__What is required__: Copy the listing verbatim, excluding any images found in it.

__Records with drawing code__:
+ + + +

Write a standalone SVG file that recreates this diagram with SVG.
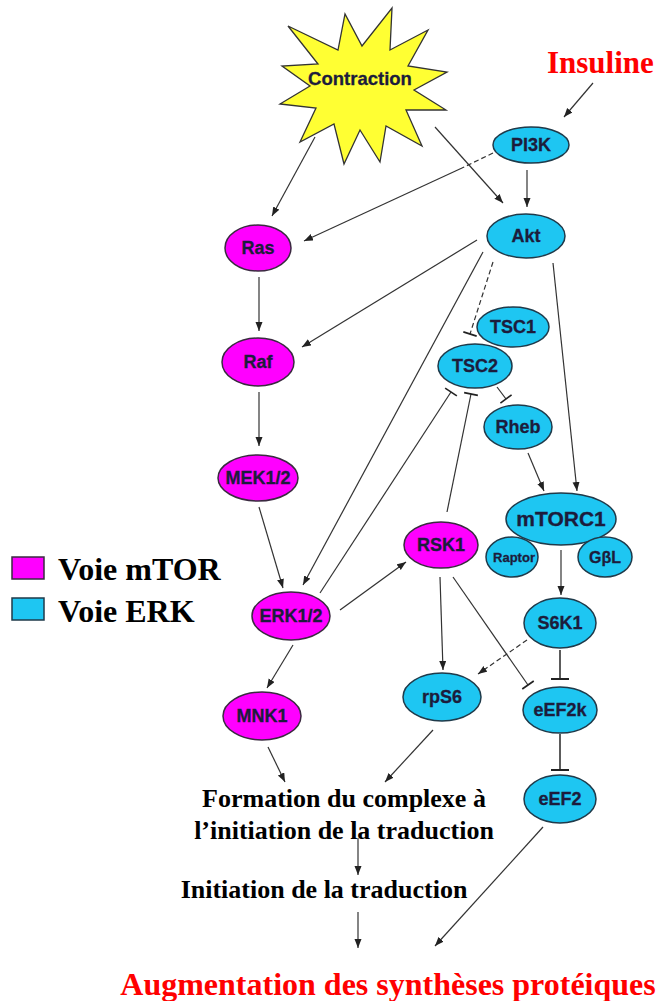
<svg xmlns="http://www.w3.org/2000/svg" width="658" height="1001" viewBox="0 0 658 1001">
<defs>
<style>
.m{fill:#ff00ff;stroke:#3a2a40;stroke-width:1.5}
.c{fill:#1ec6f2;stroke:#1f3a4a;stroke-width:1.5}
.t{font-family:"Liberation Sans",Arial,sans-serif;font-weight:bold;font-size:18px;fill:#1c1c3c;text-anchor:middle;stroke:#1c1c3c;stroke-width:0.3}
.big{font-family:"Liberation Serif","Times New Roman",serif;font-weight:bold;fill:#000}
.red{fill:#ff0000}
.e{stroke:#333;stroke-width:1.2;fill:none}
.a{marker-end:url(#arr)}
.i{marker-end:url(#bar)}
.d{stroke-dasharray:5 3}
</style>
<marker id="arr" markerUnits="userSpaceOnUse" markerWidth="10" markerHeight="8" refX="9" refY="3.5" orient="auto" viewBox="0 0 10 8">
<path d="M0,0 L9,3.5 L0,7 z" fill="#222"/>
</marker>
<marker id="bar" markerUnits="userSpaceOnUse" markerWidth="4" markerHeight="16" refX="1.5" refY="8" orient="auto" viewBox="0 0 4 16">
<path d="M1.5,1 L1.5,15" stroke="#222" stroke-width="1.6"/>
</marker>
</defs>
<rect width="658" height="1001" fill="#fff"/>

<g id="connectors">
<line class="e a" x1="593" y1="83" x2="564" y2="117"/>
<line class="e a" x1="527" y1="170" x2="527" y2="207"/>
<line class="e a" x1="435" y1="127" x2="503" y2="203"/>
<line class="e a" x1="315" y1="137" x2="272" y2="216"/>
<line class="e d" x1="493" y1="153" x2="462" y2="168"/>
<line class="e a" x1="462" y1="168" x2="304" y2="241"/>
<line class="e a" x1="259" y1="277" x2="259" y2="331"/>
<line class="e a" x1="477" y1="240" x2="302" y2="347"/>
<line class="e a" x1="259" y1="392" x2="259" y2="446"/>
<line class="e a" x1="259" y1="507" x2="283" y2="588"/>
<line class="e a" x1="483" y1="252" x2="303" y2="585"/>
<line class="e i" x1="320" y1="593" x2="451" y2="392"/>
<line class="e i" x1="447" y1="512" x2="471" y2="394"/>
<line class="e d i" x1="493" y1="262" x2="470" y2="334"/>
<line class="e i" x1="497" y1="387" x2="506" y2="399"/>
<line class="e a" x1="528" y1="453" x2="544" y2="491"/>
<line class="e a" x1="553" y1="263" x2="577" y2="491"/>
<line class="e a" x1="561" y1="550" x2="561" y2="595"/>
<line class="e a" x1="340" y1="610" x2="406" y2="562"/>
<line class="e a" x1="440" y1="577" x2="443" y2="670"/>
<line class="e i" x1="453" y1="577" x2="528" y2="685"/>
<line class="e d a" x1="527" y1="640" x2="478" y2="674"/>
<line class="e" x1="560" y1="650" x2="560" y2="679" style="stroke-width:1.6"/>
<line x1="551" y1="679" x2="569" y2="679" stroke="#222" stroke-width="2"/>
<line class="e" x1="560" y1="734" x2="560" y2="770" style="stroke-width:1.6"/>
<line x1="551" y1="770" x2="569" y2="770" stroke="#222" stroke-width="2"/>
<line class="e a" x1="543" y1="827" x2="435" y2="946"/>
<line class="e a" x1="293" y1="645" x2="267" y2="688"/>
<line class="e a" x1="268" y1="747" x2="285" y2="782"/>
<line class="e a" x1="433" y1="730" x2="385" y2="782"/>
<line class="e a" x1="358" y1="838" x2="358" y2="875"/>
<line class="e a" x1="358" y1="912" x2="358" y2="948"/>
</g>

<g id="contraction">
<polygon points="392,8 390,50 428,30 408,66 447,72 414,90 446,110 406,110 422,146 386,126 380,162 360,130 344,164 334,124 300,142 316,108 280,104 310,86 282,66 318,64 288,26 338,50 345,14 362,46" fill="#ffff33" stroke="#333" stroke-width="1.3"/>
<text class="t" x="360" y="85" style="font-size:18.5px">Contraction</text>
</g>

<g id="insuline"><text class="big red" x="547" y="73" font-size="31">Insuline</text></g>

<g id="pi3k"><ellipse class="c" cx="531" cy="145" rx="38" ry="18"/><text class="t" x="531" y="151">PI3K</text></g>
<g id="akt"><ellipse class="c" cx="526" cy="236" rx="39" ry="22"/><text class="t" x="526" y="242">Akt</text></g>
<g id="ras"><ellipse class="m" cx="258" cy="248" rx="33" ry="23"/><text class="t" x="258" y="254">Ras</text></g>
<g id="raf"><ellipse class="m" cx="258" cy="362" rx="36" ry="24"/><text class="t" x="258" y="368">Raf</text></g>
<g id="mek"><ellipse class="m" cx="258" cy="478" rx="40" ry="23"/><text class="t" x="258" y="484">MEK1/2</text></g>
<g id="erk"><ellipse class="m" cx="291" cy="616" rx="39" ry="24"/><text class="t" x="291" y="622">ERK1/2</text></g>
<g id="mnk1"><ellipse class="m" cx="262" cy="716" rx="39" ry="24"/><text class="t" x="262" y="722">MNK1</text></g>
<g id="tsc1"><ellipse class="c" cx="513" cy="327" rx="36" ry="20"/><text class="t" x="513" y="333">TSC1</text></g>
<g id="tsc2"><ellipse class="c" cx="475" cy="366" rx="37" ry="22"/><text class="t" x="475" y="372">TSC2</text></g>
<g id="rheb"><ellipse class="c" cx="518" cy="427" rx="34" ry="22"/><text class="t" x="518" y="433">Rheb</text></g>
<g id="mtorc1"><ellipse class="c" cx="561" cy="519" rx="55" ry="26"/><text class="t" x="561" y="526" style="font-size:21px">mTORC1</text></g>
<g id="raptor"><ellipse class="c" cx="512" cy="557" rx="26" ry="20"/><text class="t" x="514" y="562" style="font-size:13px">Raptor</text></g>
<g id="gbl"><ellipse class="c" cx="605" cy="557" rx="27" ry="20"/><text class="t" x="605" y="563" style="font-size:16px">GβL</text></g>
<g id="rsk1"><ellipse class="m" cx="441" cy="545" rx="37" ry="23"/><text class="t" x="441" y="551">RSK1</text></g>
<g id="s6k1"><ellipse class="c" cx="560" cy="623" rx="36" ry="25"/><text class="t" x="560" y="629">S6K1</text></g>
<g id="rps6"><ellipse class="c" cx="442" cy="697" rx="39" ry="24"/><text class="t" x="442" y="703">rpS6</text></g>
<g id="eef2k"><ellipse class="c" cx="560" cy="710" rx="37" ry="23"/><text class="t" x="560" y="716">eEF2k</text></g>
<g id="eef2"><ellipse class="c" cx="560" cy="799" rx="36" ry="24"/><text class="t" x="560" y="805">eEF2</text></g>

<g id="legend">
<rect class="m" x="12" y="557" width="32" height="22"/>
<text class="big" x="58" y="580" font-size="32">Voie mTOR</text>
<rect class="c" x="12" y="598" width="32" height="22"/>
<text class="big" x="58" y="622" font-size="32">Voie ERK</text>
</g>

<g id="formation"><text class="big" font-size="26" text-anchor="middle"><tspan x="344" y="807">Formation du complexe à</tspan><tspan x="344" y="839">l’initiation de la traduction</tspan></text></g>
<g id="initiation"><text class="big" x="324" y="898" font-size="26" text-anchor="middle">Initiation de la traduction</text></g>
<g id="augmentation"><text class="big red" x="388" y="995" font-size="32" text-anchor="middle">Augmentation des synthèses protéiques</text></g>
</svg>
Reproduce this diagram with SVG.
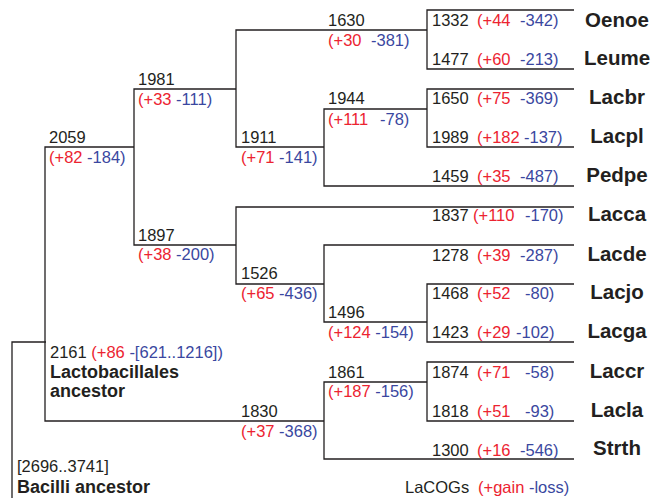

+ + + +

__Exercise solution__:
Write a standalone SVG file that recreates this diagram with SVG.
<svg xmlns="http://www.w3.org/2000/svg" width="658" height="1001" viewBox="0 0 658 1001">
<defs>
<style>
.m{fill:#ff00ff;stroke:#3a2a40;stroke-width:1.5}
.c{fill:#1ec6f2;stroke:#1f3a4a;stroke-width:1.5}
.t{font-family:"Liberation Sans",Arial,sans-serif;font-weight:bold;font-size:18px;fill:#1c1c3c;text-anchor:middle;stroke:#1c1c3c;stroke-width:0.3}
.big{font-family:"Liberation Serif","Times New Roman",serif;font-weight:bold;fill:#000}
.red{fill:#ff0000}
.e{stroke:#333;stroke-width:1.2;fill:none}
.a{marker-end:url(#arr)}
.i{marker-end:url(#bar)}
.d{stroke-dasharray:5 3}
</style>
<marker id="arr" markerUnits="userSpaceOnUse" markerWidth="10" markerHeight="8" refX="9" refY="3.5" orient="auto" viewBox="0 0 10 8">
<path d="M0,0 L9,3.5 L0,7 z" fill="#222"/>
</marker>
<marker id="bar" markerUnits="userSpaceOnUse" markerWidth="4" markerHeight="16" refX="1.5" refY="8" orient="auto" viewBox="0 0 4 16">
<path d="M1.5,1 L1.5,15" stroke="#222" stroke-width="1.6"/>
</marker>
</defs>
<rect width="658" height="1001" fill="#fff"/>

<g id="connectors">
<line class="e a" x1="593" y1="83" x2="564" y2="117"/>
<line class="e a" x1="527" y1="170" x2="527" y2="207"/>
<line class="e a" x1="435" y1="127" x2="503" y2="203"/>
<line class="e a" x1="315" y1="137" x2="272" y2="216"/>
<line class="e d" x1="493" y1="153" x2="462" y2="168"/>
<line class="e a" x1="462" y1="168" x2="304" y2="241"/>
<line class="e a" x1="259" y1="277" x2="259" y2="331"/>
<line class="e a" x1="477" y1="240" x2="302" y2="347"/>
<line class="e a" x1="259" y1="392" x2="259" y2="446"/>
<line class="e a" x1="259" y1="507" x2="283" y2="588"/>
<line class="e a" x1="483" y1="252" x2="303" y2="585"/>
<line class="e i" x1="320" y1="593" x2="451" y2="392"/>
<line class="e i" x1="447" y1="512" x2="471" y2="394"/>
<line class="e d i" x1="493" y1="262" x2="470" y2="334"/>
<line class="e i" x1="497" y1="387" x2="506" y2="399"/>
<line class="e a" x1="528" y1="453" x2="544" y2="491"/>
<line class="e a" x1="553" y1="263" x2="577" y2="491"/>
<line class="e a" x1="561" y1="550" x2="561" y2="595"/>
<line class="e a" x1="340" y1="610" x2="406" y2="562"/>
<line class="e a" x1="440" y1="577" x2="443" y2="670"/>
<line class="e i" x1="453" y1="577" x2="528" y2="685"/>
<line class="e d a" x1="527" y1="640" x2="478" y2="674"/>
<line class="e" x1="560" y1="650" x2="560" y2="679" style="stroke-width:1.6"/>
<line x1="551" y1="679" x2="569" y2="679" stroke="#222" stroke-width="2"/>
<line class="e" x1="560" y1="734" x2="560" y2="770" style="stroke-width:1.6"/>
<line x1="551" y1="770" x2="569" y2="770" stroke="#222" stroke-width="2"/>
<line class="e a" x1="543" y1="827" x2="435" y2="946"/>
<line class="e a" x1="293" y1="645" x2="267" y2="688"/>
<line class="e a" x1="268" y1="747" x2="285" y2="782"/>
<line class="e a" x1="433" y1="730" x2="385" y2="782"/>
<line class="e a" x1="358" y1="838" x2="358" y2="875"/>
<line class="e a" x1="358" y1="912" x2="358" y2="948"/>
</g>

<g id="contraction">
<polygon points="392,8 390,50 428,30 408,66 447,72 414,90 446,110 406,110 422,146 386,126 380,162 360,130 344,164 334,124 300,142 316,108 280,104 310,86 282,66 318,64 288,26 338,50 345,14 362,46" fill="#ffff33" stroke="#333" stroke-width="1.3"/>
<text class="t" x="360" y="85" style="font-size:18.5px">Contraction</text>
</g>

<g id="insuline"><text class="big red" x="547" y="73" font-size="31">Insuline</text></g>

<g id="pi3k"><ellipse class="c" cx="531" cy="145" rx="38" ry="18"/><text class="t" x="531" y="151">PI3K</text></g>
<g id="akt"><ellipse class="c" cx="526" cy="236" rx="39" ry="22"/><text class="t" x="526" y="242">Akt</text></g>
<g id="ras"><ellipse class="m" cx="258" cy="248" rx="33" ry="23"/><text class="t" x="258" y="254">Ras</text></g>
<g id="raf"><ellipse class="m" cx="258" cy="362" rx="36" ry="24"/><text class="t" x="258" y="368">Raf</text></g>
<g id="mek"><ellipse class="m" cx="258" cy="478" rx="40" ry="23"/><text class="t" x="258" y="484">MEK1/2</text></g>
<g id="erk"><ellipse class="m" cx="291" cy="616" rx="39" ry="24"/><text class="t" x="291" y="622">ERK1/2</text></g>
<g id="mnk1"><ellipse class="m" cx="262" cy="716" rx="39" ry="24"/><text class="t" x="262" y="722">MNK1</text></g>
<g id="tsc1"><ellipse class="c" cx="513" cy="327" rx="36" ry="20"/><text class="t" x="513" y="333">TSC1</text></g>
<g id="tsc2"><ellipse class="c" cx="475" cy="366" rx="37" ry="22"/><text class="t" x="475" y="372">TSC2</text></g>
<g id="rheb"><ellipse class="c" cx="518" cy="427" rx="34" ry="22"/><text class="t" x="518" y="433">Rheb</text></g>
<g id="mtorc1"><ellipse class="c" cx="561" cy="519" rx="55" ry="26"/><text class="t" x="561" y="526" style="font-size:21px">mTORC1</text></g>
<g id="raptor"><ellipse class="c" cx="512" cy="557" rx="26" ry="20"/><text class="t" x="514" y="562" style="font-size:13px">Raptor</text></g>
<g id="gbl"><ellipse class="c" cx="605" cy="557" rx="27" ry="20"/><text class="t" x="605" y="563" style="font-size:16px">GβL</text></g>
<g id="rsk1"><ellipse class="m" cx="441" cy="545" rx="37" ry="23"/><text class="t" x="441" y="551">RSK1</text></g>
<g id="s6k1"><ellipse class="c" cx="560" cy="623" rx="36" ry="25"/><text class="t" x="560" y="629">S6K1</text></g>
<g id="rps6"><ellipse class="c" cx="442" cy="697" rx="39" ry="24"/><text class="t" x="442" y="703">rpS6</text></g>
<g id="eef2k"><ellipse class="c" cx="560" cy="710" rx="37" ry="23"/><text class="t" x="560" y="716">eEF2k</text></g>
<g id="eef2"><ellipse class="c" cx="560" cy="799" rx="36" ry="24"/><text class="t" x="560" y="805">eEF2</text></g>

<g id="legend">
<rect class="m" x="12" y="557" width="32" height="22"/>
<text class="big" x="58" y="580" font-size="32">Voie mTOR</text>
<rect class="c" x="12" y="598" width="32" height="22"/>
<text class="big" x="58" y="622" font-size="32">Voie ERK</text>
</g>

<g id="formation"><text class="big" font-size="26" text-anchor="middle"><tspan x="344" y="807">Formation du complexe à</tspan><tspan x="344" y="839">l’initiation de la traduction</tspan></text></g>
<g id="initiation"><text class="big" x="324" y="898" font-size="26" text-anchor="middle">Initiation de la traduction</text></g>
<g id="augmentation"><text class="big red" x="388" y="995" font-size="32" text-anchor="middle">Augmentation des synthèses protéiques</text></g>
</svg>
Reproduce this diagram with SVG.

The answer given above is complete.